Ayant déjà créé la surprise avec son excellent Please don’t be dead (2018), Fantastic Negrito « from Oakland » réussit ici, sur ce Have you lost your mind yet? qui traite des problèmes de santé mentale tout en continuant à scruter la situation socio-politique actuelle, une prouesse. Il fait mieux,en effet, que sur le dit album, déjà plus que plaisant. Il pousse plus loin encore sa fusion entre funk, hip-hop, soul, R&B et rock, troussant un opus dansant, imparable, doté, aussi, d’une énergie récurrente et d’un groove qui fera transpirer les bodies. Il démarre sur des notes funky géniales, vivaces (Chocolate samourai), teintés d’un rock bluesy musical à l’extrême. Son chant se mêle à ceux d’autres intervenants; ça ne fait que relever, si besoin était, ce morceau d’ouverture entièrement abouti. On est d’ores et déjà dans la fusion, celle d’un mec qui sait où il va tout en se voulant « explorateur ». De cuivres gicleurs en motifs intelligents, l’entrée en matière lui donne un avantage certain. I’m so happy I cry (feat. Tank), soul et R&B, enivrant, voit ses vocaux, comme de coutume, faire mouche. Musicalement, notre homme gratouille les sommets. Il y a du style, du panache, de la passion, dans son shaker sonique. How long?, qui se déploie sensuellement, en doux-amer fatal, s’habille de montées en puissance qui restent sur la brèche. Un feeling funky acidulé, par « intermittences rapprochées », pimente ce disque bien exécuté.
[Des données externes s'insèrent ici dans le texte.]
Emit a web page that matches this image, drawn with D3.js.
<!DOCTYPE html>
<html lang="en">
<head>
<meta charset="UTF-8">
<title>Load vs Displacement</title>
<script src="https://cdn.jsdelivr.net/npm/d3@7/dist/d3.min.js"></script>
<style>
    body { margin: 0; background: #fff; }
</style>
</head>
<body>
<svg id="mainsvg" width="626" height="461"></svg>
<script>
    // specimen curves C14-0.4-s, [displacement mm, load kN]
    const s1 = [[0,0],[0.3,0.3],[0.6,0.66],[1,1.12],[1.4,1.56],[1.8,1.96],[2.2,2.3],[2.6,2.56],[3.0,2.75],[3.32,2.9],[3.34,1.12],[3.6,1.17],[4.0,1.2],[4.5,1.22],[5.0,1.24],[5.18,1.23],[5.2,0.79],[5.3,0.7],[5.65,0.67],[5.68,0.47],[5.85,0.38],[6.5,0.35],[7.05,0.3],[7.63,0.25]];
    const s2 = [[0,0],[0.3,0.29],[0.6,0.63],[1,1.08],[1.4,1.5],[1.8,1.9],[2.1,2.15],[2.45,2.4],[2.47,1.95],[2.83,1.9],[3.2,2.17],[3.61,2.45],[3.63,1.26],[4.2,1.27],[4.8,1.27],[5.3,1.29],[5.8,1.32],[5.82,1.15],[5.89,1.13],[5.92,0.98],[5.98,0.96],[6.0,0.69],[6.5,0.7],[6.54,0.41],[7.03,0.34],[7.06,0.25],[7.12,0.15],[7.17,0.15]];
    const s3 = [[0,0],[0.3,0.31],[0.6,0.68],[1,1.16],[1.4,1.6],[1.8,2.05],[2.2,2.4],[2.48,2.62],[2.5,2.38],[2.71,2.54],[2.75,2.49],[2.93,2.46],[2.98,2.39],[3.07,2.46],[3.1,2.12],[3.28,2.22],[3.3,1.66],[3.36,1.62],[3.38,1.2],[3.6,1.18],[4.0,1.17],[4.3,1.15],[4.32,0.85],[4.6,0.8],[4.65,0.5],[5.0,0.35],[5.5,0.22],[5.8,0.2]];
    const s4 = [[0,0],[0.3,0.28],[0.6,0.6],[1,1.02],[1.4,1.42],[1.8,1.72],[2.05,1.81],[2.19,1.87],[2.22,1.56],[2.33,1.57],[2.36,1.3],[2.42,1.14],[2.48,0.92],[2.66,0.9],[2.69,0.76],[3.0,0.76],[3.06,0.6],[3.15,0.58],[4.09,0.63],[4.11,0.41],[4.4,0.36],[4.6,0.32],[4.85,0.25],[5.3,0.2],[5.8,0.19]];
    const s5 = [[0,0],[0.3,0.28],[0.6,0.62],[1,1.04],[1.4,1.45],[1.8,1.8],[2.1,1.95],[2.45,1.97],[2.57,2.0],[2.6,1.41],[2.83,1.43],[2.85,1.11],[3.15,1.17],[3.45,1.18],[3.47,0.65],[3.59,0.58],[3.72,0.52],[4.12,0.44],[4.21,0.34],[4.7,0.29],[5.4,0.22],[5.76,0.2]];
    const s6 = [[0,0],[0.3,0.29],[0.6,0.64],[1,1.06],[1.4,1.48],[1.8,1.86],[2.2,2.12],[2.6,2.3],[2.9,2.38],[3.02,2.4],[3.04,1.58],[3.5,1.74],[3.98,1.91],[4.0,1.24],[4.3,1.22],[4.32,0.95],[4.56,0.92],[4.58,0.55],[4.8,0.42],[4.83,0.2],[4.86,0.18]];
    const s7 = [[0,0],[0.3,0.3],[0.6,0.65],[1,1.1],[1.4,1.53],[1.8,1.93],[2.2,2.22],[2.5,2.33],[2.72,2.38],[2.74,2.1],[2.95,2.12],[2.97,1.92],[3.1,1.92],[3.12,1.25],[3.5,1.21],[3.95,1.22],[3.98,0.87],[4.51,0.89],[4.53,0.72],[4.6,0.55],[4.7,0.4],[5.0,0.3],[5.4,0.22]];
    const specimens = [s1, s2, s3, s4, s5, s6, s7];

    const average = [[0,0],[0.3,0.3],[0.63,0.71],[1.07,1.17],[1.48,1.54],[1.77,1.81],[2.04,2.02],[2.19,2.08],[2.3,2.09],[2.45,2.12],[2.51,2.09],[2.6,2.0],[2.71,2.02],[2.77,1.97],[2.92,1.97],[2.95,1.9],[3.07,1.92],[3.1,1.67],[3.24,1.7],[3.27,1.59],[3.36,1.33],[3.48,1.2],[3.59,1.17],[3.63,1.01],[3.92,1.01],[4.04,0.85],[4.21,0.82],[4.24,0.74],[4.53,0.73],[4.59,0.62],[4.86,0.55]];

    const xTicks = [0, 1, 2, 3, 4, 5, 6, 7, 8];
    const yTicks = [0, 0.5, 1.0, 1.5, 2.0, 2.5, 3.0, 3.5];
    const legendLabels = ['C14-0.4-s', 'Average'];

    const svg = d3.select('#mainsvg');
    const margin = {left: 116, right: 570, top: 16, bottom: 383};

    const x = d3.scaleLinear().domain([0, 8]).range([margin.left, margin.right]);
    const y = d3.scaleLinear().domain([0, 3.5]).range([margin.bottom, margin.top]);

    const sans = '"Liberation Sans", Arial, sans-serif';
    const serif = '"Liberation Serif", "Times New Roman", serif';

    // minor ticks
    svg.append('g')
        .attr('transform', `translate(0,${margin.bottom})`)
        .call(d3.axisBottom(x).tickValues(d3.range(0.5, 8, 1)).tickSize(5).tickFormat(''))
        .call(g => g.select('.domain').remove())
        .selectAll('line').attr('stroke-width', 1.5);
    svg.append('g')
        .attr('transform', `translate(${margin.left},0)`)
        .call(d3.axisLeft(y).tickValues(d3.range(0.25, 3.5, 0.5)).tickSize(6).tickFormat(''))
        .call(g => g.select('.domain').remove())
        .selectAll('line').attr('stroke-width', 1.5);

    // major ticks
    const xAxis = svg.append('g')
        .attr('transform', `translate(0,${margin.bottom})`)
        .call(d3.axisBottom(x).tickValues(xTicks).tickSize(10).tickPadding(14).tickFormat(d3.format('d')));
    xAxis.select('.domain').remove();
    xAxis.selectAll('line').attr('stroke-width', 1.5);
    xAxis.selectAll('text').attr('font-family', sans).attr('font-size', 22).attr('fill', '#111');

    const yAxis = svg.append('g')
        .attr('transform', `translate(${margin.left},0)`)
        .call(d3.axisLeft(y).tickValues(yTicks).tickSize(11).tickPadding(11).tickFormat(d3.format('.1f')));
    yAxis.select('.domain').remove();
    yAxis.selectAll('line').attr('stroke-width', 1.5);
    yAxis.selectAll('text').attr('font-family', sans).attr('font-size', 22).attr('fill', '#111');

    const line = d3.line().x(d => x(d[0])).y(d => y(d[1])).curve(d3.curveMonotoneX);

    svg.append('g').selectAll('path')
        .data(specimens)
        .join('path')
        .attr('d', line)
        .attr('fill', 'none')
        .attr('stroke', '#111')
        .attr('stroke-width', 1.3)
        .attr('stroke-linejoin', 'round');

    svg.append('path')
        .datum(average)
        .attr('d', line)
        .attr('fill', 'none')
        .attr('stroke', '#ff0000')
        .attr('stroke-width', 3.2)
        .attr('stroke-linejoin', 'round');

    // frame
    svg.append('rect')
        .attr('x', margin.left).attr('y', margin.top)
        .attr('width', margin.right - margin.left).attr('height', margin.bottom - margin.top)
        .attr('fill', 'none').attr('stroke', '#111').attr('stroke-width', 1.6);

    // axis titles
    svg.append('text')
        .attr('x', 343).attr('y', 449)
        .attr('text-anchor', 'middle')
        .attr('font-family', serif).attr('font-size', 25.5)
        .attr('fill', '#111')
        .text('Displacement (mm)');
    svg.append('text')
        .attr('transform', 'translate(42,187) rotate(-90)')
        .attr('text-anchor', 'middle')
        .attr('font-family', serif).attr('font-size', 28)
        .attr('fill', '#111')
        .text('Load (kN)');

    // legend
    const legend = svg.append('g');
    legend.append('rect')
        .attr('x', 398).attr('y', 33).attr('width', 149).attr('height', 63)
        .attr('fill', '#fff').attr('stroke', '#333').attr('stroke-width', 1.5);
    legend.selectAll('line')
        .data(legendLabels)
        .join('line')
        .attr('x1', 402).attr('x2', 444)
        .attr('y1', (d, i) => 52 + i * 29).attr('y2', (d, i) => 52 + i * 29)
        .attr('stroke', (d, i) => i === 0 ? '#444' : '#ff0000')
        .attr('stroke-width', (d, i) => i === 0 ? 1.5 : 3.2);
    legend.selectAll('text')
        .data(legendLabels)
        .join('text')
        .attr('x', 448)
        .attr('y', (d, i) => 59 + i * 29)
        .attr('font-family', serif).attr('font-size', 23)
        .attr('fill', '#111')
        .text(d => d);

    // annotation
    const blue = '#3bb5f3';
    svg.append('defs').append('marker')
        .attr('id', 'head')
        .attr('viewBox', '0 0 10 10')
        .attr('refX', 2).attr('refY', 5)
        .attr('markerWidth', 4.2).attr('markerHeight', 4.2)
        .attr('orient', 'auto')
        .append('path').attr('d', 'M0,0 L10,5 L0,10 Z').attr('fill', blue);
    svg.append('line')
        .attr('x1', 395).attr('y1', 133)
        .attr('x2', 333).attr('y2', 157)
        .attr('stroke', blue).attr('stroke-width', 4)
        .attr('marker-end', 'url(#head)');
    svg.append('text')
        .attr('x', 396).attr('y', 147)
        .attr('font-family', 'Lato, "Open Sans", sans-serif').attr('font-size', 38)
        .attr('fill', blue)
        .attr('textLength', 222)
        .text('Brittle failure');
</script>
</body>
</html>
A cela, Fantastic Negrito greffe donc, au gré de ses envies et idées, des scories de styles divers. La variété des voix, en plus, dote l’opus d’un surplus de caractère. Le nerf rock fait de même, disséminé avec soin. Il énergise le tout, se frotte à son groove de tous les instants, le malmène avec bienveillance. Passé un Shigamabu blues trop court, un brin gospelisant, Searching for captain save a hoe dépose dans nos cages à miel un rock-funky, ou l’inverse, de la meilleure des teneurs. Les voix virent hip-hop, le fond se fait jazzy. Les changements de direction, d’intonation, sonnent complètement naturel. Une échappée bluesy conclut, classieuse.
Have you lost your mind yet? est un album, en plus d’être savamment joué, intéressant en tous points. Dans son approche, dans ses textes, dans son refus d’opter pour une seule et même mouvance. Your sex is overrated tient en une mélopée jazz-blues à l’élégance éraillée. Il y a de la majesté dans le travail de Fantastic Negrito, des écorchures aussi. Ici encore, une effluve bluesy merveilleuse, hérissée et avenante, surgit. L’opus, à la fois, brasse -les genres- et surprend. These are my friends, soul-funk, se montre en capacité de faire la nique aux meilleurs du genre. Ce n’est toutefois pas le but, Fantastic Negrito est bien trop affairé à exploiter sa matière. Sa patte est désormais posée, fermement, et cimente ce disque envoûtant. Ce dernier fait sensation, livre autant d’atours bien mis que de détours plus rageurs. La synthèse stylistique est parfaite, personnelle, imaginative. Le mot, jamais insignifiant, étaye puissamment le tout. All up in my space, selon un déroulé psych-soul à nouveau étincelant, permet à l’Américain d’aborder la fin du trip sans dévier un instant du chemin qu’il a lui-même dégagé, avec un talent fou. Ses petites incrustes d’ornement, qu’elles émanent de la guitare, des claviers, ou qu’elles unissent l’ensemble, sont constamment enchanteresses.
Photo: Aerick Neal.
On peut l’affirmer, l’ami s’est surpassé. Il a de plus l’idée, bonnissime, de rester dans l’intensité au moment de finir sa course. Si Justice in America s’achève bien trop vite, la rugosité patinée de King frustration, son solo blues-rock strident et enflammé, ses claviers jazz fous et loquaces, démontrent qu’en visitant d’innombrables terrains, Fantastic Negrito impose ses propres limites et contours. Platypus dipster, d’une écorce rock seringuée à la funk, aux voix rap et riffs séduisants, conclut avec allant et de façon appuyée, là où d’autres finissent « mou du genou », ce Have you lost your mind yet? dont la qualité ultime serait, en plus de son attrait musical, de fédérer avec facilité des castes prétendument divergentes. Le tout dans une dynamique roots reliftée avec les moyens actuels. Have you lost your mind yet? Ce disque, magistral, pourrait bien vous y amener sans cure ni résistance possible. Excellent.